In the series I will show some howtos of technical aspects (context file, properties, etc.).
And I will also show some design aspects and test approach.

In this post I will simply show how to integrate Spring using Maven.

The basic dependency would be the context. Using Maven dependencies, spring-core will be in the project as well.

<dependency>
<groupId>org.springframework</groupId>
<artifactId>spring-context</artifactId>
<version>${spring.version}</version>
</dependency>

If we want to use annotation such as @Inject which comes from Java JSR, we’ll add the following dependency:

<dependency>
<groupId>javax.inject</groupId>
<artifactId>javax.inject</artifactId>
<version>1</version>
</dependency>

And in order to be able to test using Spring, here’s what we’ll need (in here, the scope is test):

<dependency>
<groupId>org.springframework</groupId>
<artifactId>spring-test</artifactId>
<version>${spring.version}</version>
<scope>test</scope>
</dependency>

You can see that I didn’t add spring-core as it comes with the context / test dependencies.
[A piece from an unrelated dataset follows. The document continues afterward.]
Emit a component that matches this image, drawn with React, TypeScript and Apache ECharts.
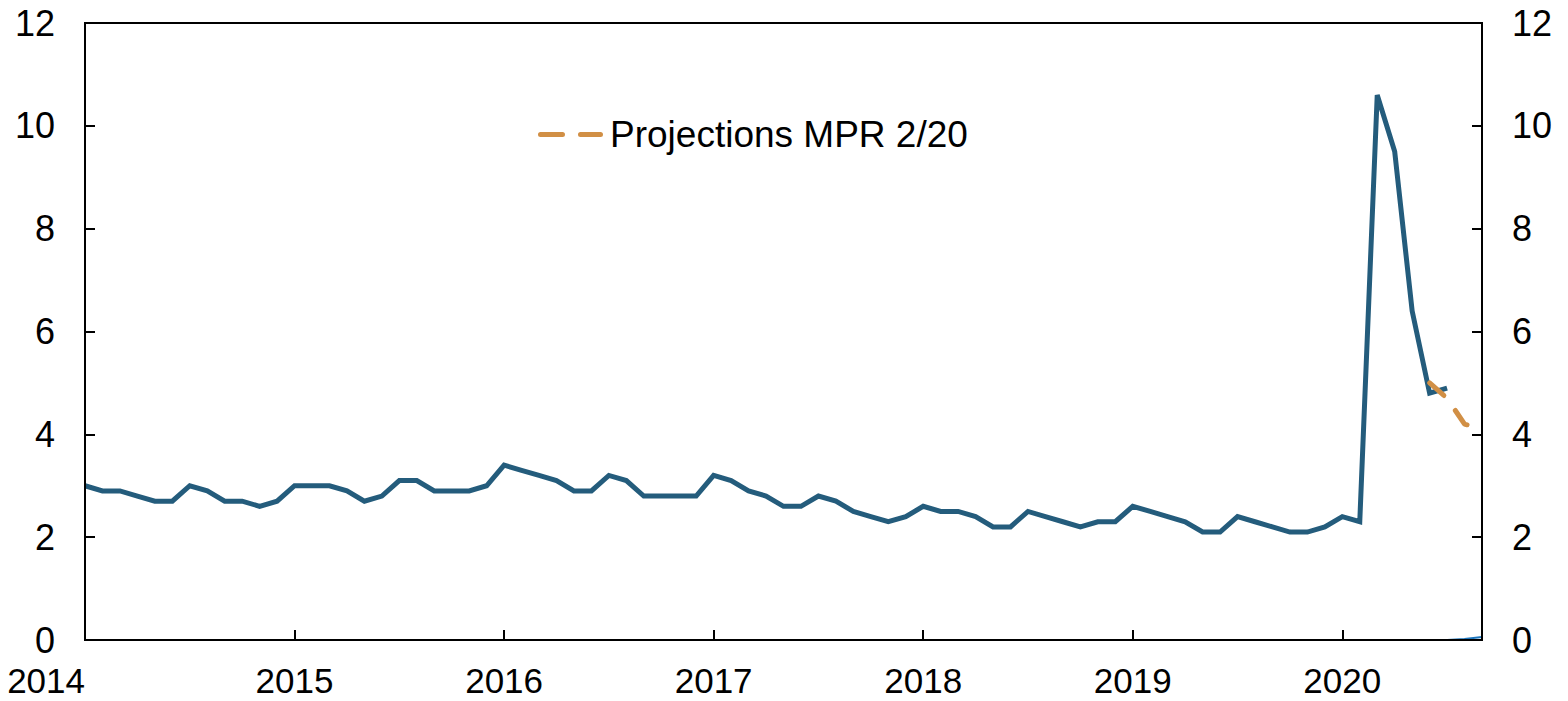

You can find the code at: https://github.com/eyalgo/request-validation

Some notes about the code.

I added the Spring code, context and the Spring’s Maven dependencies to the testenvironment.
This is on purpose.
I want to emphasize the separation of the validation-filter framework to the usage and wiring of an application.

In real life, you might have an external library that you’ll want to use it in a Spring injected application.
So the test environment in the code simulates the application and the src is the “external library”.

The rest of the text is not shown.